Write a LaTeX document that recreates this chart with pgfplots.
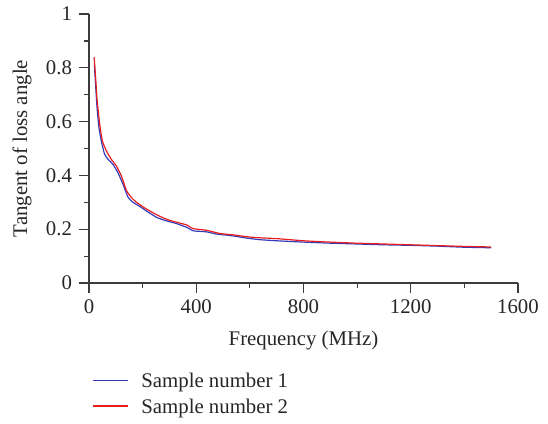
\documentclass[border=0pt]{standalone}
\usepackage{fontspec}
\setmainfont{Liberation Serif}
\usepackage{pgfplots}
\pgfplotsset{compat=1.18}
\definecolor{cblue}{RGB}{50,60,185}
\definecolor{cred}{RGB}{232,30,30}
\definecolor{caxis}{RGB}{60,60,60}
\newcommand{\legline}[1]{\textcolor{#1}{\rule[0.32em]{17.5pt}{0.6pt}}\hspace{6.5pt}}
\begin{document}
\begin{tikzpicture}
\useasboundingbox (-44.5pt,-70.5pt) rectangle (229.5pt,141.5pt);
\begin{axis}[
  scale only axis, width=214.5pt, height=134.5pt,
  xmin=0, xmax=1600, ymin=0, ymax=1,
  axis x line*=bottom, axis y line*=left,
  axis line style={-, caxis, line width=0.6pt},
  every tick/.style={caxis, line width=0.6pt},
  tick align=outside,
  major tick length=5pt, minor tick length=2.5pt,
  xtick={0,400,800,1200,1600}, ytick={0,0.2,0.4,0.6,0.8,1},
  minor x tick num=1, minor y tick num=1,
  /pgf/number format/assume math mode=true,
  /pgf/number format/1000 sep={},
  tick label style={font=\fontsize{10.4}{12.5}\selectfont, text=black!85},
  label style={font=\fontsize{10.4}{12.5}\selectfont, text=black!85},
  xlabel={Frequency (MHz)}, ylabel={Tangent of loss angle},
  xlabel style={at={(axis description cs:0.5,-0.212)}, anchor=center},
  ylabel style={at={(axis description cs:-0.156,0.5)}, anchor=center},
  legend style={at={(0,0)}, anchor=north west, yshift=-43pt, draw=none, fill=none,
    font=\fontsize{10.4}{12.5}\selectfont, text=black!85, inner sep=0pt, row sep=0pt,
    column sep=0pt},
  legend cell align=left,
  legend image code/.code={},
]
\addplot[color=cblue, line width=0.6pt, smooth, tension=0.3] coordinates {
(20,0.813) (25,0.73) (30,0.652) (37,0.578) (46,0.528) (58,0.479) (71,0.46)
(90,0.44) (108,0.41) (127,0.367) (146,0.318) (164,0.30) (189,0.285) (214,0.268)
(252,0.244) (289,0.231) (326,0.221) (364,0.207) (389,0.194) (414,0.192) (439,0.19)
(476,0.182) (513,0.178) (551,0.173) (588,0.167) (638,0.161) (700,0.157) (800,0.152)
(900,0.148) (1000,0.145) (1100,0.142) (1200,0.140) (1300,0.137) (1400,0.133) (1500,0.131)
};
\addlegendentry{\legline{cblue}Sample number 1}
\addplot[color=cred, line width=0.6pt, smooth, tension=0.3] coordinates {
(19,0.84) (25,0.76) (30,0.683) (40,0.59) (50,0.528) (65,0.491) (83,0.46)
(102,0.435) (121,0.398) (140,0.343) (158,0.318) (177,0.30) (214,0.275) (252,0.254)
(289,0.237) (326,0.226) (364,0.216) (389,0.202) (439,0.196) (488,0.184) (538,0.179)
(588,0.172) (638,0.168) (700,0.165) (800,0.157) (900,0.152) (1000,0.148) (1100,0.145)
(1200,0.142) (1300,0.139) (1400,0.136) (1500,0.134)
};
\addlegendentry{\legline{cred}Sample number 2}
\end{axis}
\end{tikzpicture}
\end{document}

▶ [What you have to do] Omit the pictures, then quote the rest of the material above exactly.

▶ [Completed exercise]
Write a LaTeX document that recreates this chart with pgfplots.
\documentclass[border=0pt]{standalone}
\usepackage{fontspec}
\setmainfont{Liberation Serif}
\usepackage{pgfplots}
\pgfplotsset{compat=1.18}
\definecolor{cblue}{RGB}{50,60,185}
\definecolor{cred}{RGB}{232,30,30}
\definecolor{caxis}{RGB}{60,60,60}
\newcommand{\legline}[1]{\textcolor{#1}{\rule[0.32em]{17.5pt}{0.6pt}}\hspace{6.5pt}}
\begin{document}
\begin{tikzpicture}
\useasboundingbox (-44.5pt,-70.5pt) rectangle (229.5pt,141.5pt);
\begin{axis}[
  scale only axis, width=214.5pt, height=134.5pt,
  xmin=0, xmax=1600, ymin=0, ymax=1,
  axis x line*=bottom, axis y line*=left,
  axis line style={-, caxis, line width=0.6pt},
  every tick/.style={caxis, line width=0.6pt},
  tick align=outside,
  major tick length=5pt, minor tick length=2.5pt,
  xtick={0,400,800,1200,1600}, ytick={0,0.2,0.4,0.6,0.8,1},
  minor x tick num=1, minor y tick num=1,
  /pgf/number format/assume math mode=true,
  /pgf/number format/1000 sep={},
  tick label style={font=\fontsize{10.4}{12.5}\selectfont, text=black!85},
  label style={font=\fontsize{10.4}{12.5}\selectfont, text=black!85},
  xlabel={Frequency (MHz)}, ylabel={Tangent of loss angle},
  xlabel style={at={(axis description cs:0.5,-0.212)}, anchor=center},
  ylabel style={at={(axis description cs:-0.156,0.5)}, anchor=center},
  legend style={at={(0,0)}, anchor=north west, yshift=-43pt, draw=none, fill=none,
    font=\fontsize{10.4}{12.5}\selectfont, text=black!85, inner sep=0pt, row sep=0pt,
    column sep=0pt},
  legend cell align=left,
  legend image code/.code={},
]
\addplot[color=cblue, line width=0.6pt, smooth, tension=0.3] coordinates {
(20,0.813) (25,0.73) (30,0.652) (37,0.578) (46,0.528) (58,0.479) (71,0.46)
(90,0.44) (108,0.41) (127,0.367) (146,0.318) (164,0.30) (189,0.285) (214,0.268)
(252,0.244) (289,0.231) (326,0.221) (364,0.207) (389,0.194) (414,0.192) (439,0.19)
(476,0.182) (513,0.178) (551,0.173) (588,0.167) (638,0.161) (700,0.157) (800,0.152)
(900,0.148) (1000,0.145) (1100,0.142) (1200,0.140) (1300,0.137) (1400,0.133) (1500,0.131)
};
\addlegendentry{\legline{cblue}Sample number 1}
\addplot[color=cred, line width=0.6pt, smooth, tension=0.3] coordinates {
(19,0.84) (25,0.76) (30,0.683) (40,0.59) (50,0.528) (65,0.491) (83,0.46)
(102,0.435) (121,0.398) (140,0.343) (158,0.318) (177,0.30) (214,0.275) (252,0.254)
(289,0.237) (326,0.226) (364,0.216) (389,0.202) (439,0.196) (488,0.184) (538,0.179)
(588,0.172) (638,0.168) (700,0.165) (800,0.157) (900,0.152) (1000,0.148) (1100,0.145)
(1200,0.142) (1300,0.139) (1400,0.136) (1500,0.134)
};
\addlegendentry{\legline{cred}Sample number 2}
\end{axis}
\end{tikzpicture}
\end{document}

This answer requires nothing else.